Woman jailed in Indonesia for complaining that call to prayer is too loud

Ethnic Chinese woman Meiliana weeps during her sentencing hearing at a district court in Medan, North Sumatra, Indonesia.
Ethnic Chinese woman Meiliana weeps during her sentencing hearing at a district court in Medan, North Sumatra, Indonesia. Photograph: Binsar Bakkara/AP

Indonesia’s largest Islamic bodies have denounced the jailing of a Buddhist woman in Sumatra, after she complained about the volume of the adzan, or call to prayer, from her local mosque.

The Medan district court sentenced Meiliana, a 44-year-old ethnic Chinese Buddhist, to 18 months in jail after she reportedly asked the mosque to turn it down.

The conviction under Indonesia’s controversial blasphemy law has been slammed by rights groups, with senior figures from Indonesia’s two largest Islamic bodies backing them. “I do not see how saying ‘adzan is too loud’ is an expression of hatred of hostility toward a particular group or religion,” said Robikin Emhas, head of Nahdlatul Ulama (NU) legal division.

Robikin urged authorities to refrain from using blasphemy laws as “an instrument to supress freedom of expression” and said Indonesian Muslims should take such opinions as “constructive criticism”.

Critics argue that Indonesia’s blasphemy law is being used to arbitrarily attack minorities. Amnesty International Indonesia described the court decision as “ludicrous”.

Abdul Mu’ti, secretary of the Muhammadiyah Islamic organisation, suggested Meiliana had fallen victim to mob justice – a fate he compared to that of ex-Jakarta governor Basuki Tjahaja Purnama, or Ahok.

Ahok was sentenced to two years’ imprisonment for blasphemy in 2017 after he was found guilty of insulting the Koran.

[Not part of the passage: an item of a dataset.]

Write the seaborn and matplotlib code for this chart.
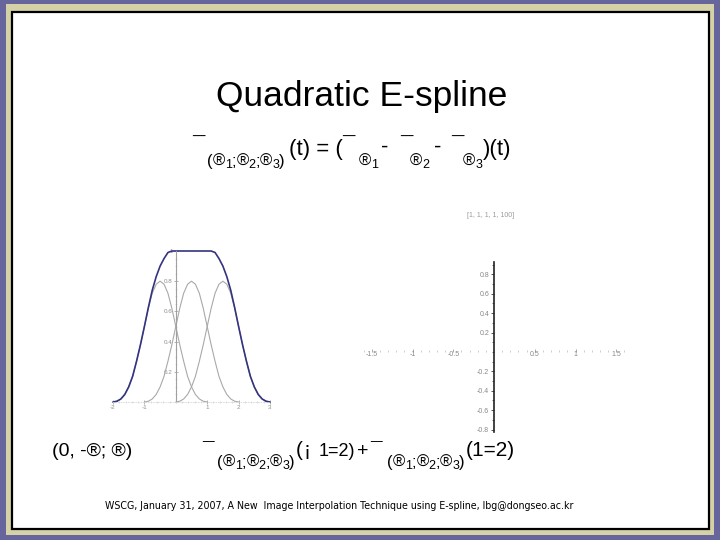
import matplotlib
matplotlib.use("Agg")
import matplotlib.pyplot as plt
import seaborn as sns
import pandas as pd
from matplotlib.patches import Rectangle
from matplotlib.ticker import MultipleLocator

sns.set_theme(style="white")
plt.rcParams['font.family'] = ['Liberation Sans', 'DejaVu Sans']

# ---------------- data ----------------
spline_x = [-2.0, -1.875, -1.75, -1.625, -1.5, -1.375, -1.25, -1.125, -1.0,
            -0.875, -0.75, -0.625, -0.5, -0.375, -0.25, -0.125, 0.0,
            0.125, 0.25, 0.375, 0.5, 0.625, 0.75, 0.875, 1.0,
            1.125, 1.25, 1.375, 1.5, 1.625, 1.75, 1.875, 2.0,
            2.125, 2.25, 2.375, 2.5, 2.625, 2.75, 2.875, 3.0]
spline_y = [0.0, 0.005, 0.02, 0.05, 0.10, 0.17, 0.27, 0.38, 0.50,
            0.625, 0.74, 0.83, 0.90, 0.95, 0.99, 1.0, 1.0,
            1.0, 1.0, 1.0, 1.0, 1.0, 1.0, 1.0, 1.0,
            1.0, 0.99, 0.95, 0.90, 0.83, 0.74, 0.625, 0.50,
            0.38, 0.27, 0.17, 0.10, 0.05, 0.02, 0.005, 0.0]

bump1_x = [-2.0, -1.875, -1.75, -1.625, -1.5, -1.375, -1.25, -1.125, -1.0,
           -0.875, -0.75, -0.625, -0.5, -0.375, -0.25, -0.125, 0.0,
           0.125, 0.25, 0.375, 0.5, 0.625, 0.75, 0.875, 1.0]
bump1_y = [0.0, 0.005, 0.02, 0.05, 0.10, 0.17, 0.27, 0.38, 0.50, 0.62, 0.72,
           0.78, 0.80, 0.78, 0.72, 0.62, 0.50, 0.38, 0.27, 0.17, 0.10, 0.05,
           0.02, 0.005, 0.0]
bump2_x = [-1.0, -0.875, -0.75, -0.625, -0.5, -0.375, -0.25, -0.125, 0.0,
           0.125, 0.25, 0.375, 0.5, 0.625, 0.75, 0.875, 1.0,
           1.125, 1.25, 1.375, 1.5, 1.625, 1.75, 1.875, 2.0]
bump2_y = [0.0, 0.005, 0.02, 0.05, 0.10, 0.17, 0.27, 0.38, 0.50, 0.62, 0.72,
           0.78, 0.80, 0.78, 0.72, 0.62, 0.50, 0.38, 0.27, 0.17, 0.10, 0.05,
           0.02, 0.005, 0.0]
bump3_x = [0.0, 0.125, 0.25, 0.375, 0.5, 0.625, 0.75, 0.875, 1.0,
           1.125, 1.25, 1.375, 1.5, 1.625, 1.75, 1.875, 2.0,
           2.125, 2.25, 2.375, 2.5, 2.625, 2.75, 2.875, 3.0]
bump3_y = [0.0, 0.005, 0.02, 0.05, 0.10, 0.17, 0.27, 0.38, 0.50, 0.62, 0.72,
           0.78, 0.80, 0.78, 0.72, 0.62, 0.50, 0.38, 0.27, 0.17, 0.10, 0.05,
           0.02, 0.005, 0.0]

left_xticks = [-2, -1, 1, 2, 3]
left_xticklabels = ["-2", "-1", "1", "2", "3"]
left_yticks = [0.2, 0.4, 0.6, 0.8, 1.0]
left_yticklabels = ["0.2", "0.4", "0.6", "0.8", "1"]

right_xticks = [-1.5, -1.0, -0.5, 0.5, 1.0, 1.5]
right_xticklabels = ["-1.5", "-1", "-0.5", "0.5", "1", "1.5"]
right_yticks = [-0.8, -0.6, -0.4, -0.2, 0.2, 0.4, 0.6, 0.8]
right_yticklabels = ["-0.8", "-0.6", "-0.4", "-0.2", "0.2", "0.4", "0.6", "0.8"]

# ---------------- figure & slide frame ----------------
W, H = 720, 540
fig = plt.figure(figsize=(7.2, 5.4), dpi=100)
fig.patch.set_facecolor('#67669c')


def frect(x0, y0, x1, y1, **kw):
    fig.add_artist(Rectangle((x0 / W, 1 - y1 / H), (x1 - x0) / W, (y1 - y0) / H,
                             transform=fig.transFigure, **kw))


frect(6, 4, 714, 535, facecolor='#d4d2a6', edgecolor='none', zorder=-3)
frect(12, 12, 709, 529, facecolor='white', edgecolor='black', lw=1.6, zorder=-2)


def add_ax(x0, y0, x1, y1):
    ax = fig.add_axes([x0 / W, 1 - y1 / H, (x1 - x0) / W, (y1 - y0) / H])
    ax.set_zorder(2)
    return ax


# ---------------- left plot ----------------
axl = add_ax(113, 251, 270, 402)
axl.set_facecolor('none')
for xs, ys in [(bump1_x, bump1_y), (bump2_x, bump2_y), (bump3_x, bump3_y)]:
    sns.lineplot(x=xs, y=ys, ax=axl, color='#a9a9a9', lw=0.8, clip_on=False,
                 estimator=None, sort=False)
sns.lineplot(x=spline_x, y=spline_y, ax=axl, color='#33337f', lw=1.2,
             clip_on=False, estimator=None, sort=False)
axl.set_xlim(-2, 3)
axl.set_ylim(0, 1)
axl.spines['top'].set_visible(False)
axl.spines['right'].set_visible(False)
axl.spines['left'].set_position(('data', 0))
axl.spines['left'].set_color('#a0a0a0')
axl.spines['left'].set_linewidth(0.8)
axl.spines['bottom'].set_position(('data', 0))
axl.spines['bottom'].set_color('#d8d8d8')
axl.spines['bottom'].set_linewidth(0.6)
axl.spines['bottom'].set_linestyle((0, (1, 2)))
axl.set_xticks(left_xticks)
axl.set_xticklabels(left_xticklabels)
axl.set_yticks(left_yticks)
axl.set_yticklabels(left_yticklabels)
axl.xaxis.set_minor_locator(MultipleLocator(0.2))
axl.yaxis.set_minor_locator(MultipleLocator(0.05))
axl.tick_params(axis='both', which='both', bottom=True, left=True)
axl.tick_params(axis='both', which='major', labelsize=4.5, labelcolor='#909090',
                color='#a8a8a8', length=2.5, width=0.6, pad=1, direction='inout')
axl.tick_params(axis='both', which='minor', color='#d0d0d0', length=1.2,
                width=0.5, direction='inout')

# ---------------- right plot ----------------
axr = add_ax(363.6, 261.8, 624.4, 431.5)
axr.set_facecolor('none')
axr.set_xlim(-1.6, 1.6)
axr.set_ylim(-0.82, 0.93)
axr.spines['top'].set_visible(False)
axr.spines['right'].set_visible(False)
axr.spines['left'].set_position(('data', 0))
axr.spines['left'].set_color('#222222')
axr.spines['left'].set_linewidth(1.2)
axr.spines['bottom'].set_position(('data', 0))
axr.spines['bottom'].set_visible(False)
axr.set_xticks(right_xticks)
axr.set_xticklabels(right_xticklabels)
axr.set_yticks(right_yticks)
axr.set_yticklabels(right_yticklabels)
axr.xaxis.set_minor_locator(MultipleLocator(0.1))
axr.yaxis.set_minor_locator(MultipleLocator(0.1))
axr.tick_params(axis='both', which='both', bottom=True, left=True)
axr.tick_params(axis='x', which='major', labelsize=5, labelcolor='#888888',
                color='#aaaaaa', length=2.5, width=0.7, pad=-1,
                direction='in')
axr.tick_params(axis='y', which='major', labelsize=5, labelcolor='#888888',
                color='#555555', length=2.5, width=0.7, pad=1)
axr.tick_params(axis='x', which='minor', color='#c4c4c4', length=1.5,
                width=0.6, direction='in')
axr.tick_params(axis='y', which='minor', color='#555555', length=1.5, width=0.6)
fig.text(491 / W, 1 - 217 / H, "[1, 1, 1, 1, 100]", fontsize=5,
         color='#9a9a9a', ha='center', va='baseline')

# ---------------- slide texts ----------------
renderer = fig.canvas.get_renderer()


def run(x, y, parts, color='black', weight='normal'):
    for s, size, dy in parts:
        t = fig.text(x / W, 1 - (y + dy) / H, s, fontsize=size, color=color,
                     ha='left', va='baseline', fontweight=weight)
        bb = t.get_window_extent(renderer=renderer)
        x = bb.x1


def sub3(size=12, dsize=9):
    return [("(", size, 0), ("®", size, 0), ("1", dsize, 2), (";", size, 0),
            ("®", size, 0), ("2", dsize, 2), (";", size, 0), ("®", size, 0),
            ("3", dsize, 2), (")", size, 0)]


fig.text(362 / W, 1 - 106 / H, "Quadratic E-spline", fontsize=25.5,
         ha='center', va='baseline', color='black')

# line 1
B1, S1 = 155, 166
M1 = 16
run(192, B1, [("¯", M1, -2)], weight='bold')
run(207, S1, sub3())
run(289, B1, [("(t) = (", M1, 0)])
run(342, B1, [("¯", M1, -2)], weight='bold')
run(359, S1, [("®", 12, 0), ("1", 9, 2)])
run(381, B1, [("-", M1, -2)])
run(400, B1, [("¯", M1, -2)], weight='bold')
run(410, S1, [("®", 12, 0), ("2", 9, 2)])
run(434, B1, [("-", M1, -2)])
run(451, B1, [("¯", M1, -2)], weight='bold')
run(463, S1, [("®", 12, 0), ("3", 9, 2)])
run(483, B1, [(")(t)", M1, 0)])

# line 2
B2, S2 = 456, 467
M2 = 15
run(52, B2, [("(0, -®; ®)", 14, 0)])
run(202, B2, [("¯", M2, 0)], weight='bold')
run(217, S2, sub3())
run(296, B2, [("(", M2, 0), ("¡", M2, 0)])
run(319, B2, [("1=2)", 13, 0)])
run(357, B2, [("+", 14, 0)])
run(370, B2, [("¯", M2, 0)], weight='bold')
run(387, S2, sub3())
run(466, B2, [("(1=2)", M2, 0)])

# footer
fig.text(105 / W, 1 - 509 / H,
         "WSCG, January 31, 2007, A New  Image Interpolation Technique using E-spline, lbg@dongseo.ac.kr",
         fontsize=6.85, family='DejaVu Sans', color='black', ha='left',
         va='baseline')

fig.savefig("out.png", dpi=100, facecolor=fig.get_facecolor())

“I assume that [Meiliana’s] case is similar to that of Ahok in which [the blasphemy conviction] is more of a result of pressure from the masses instead of the trial,” Abdul told the Jakarta Post.

Meiliana’s comments, made in July 2016, triggered an anti-Chinese riot in which several Buddhist temples were burned. Critics of her sentence have pointed out that those tried for damaging the temples were only given several months in prison while others were released. At the time local and national Islamic figures in Indonesia, the world’s largest Muslim-majority nation, pressured the police to release the rioters.

A lawyer for the Sumatran woman says her sentence will be appealed.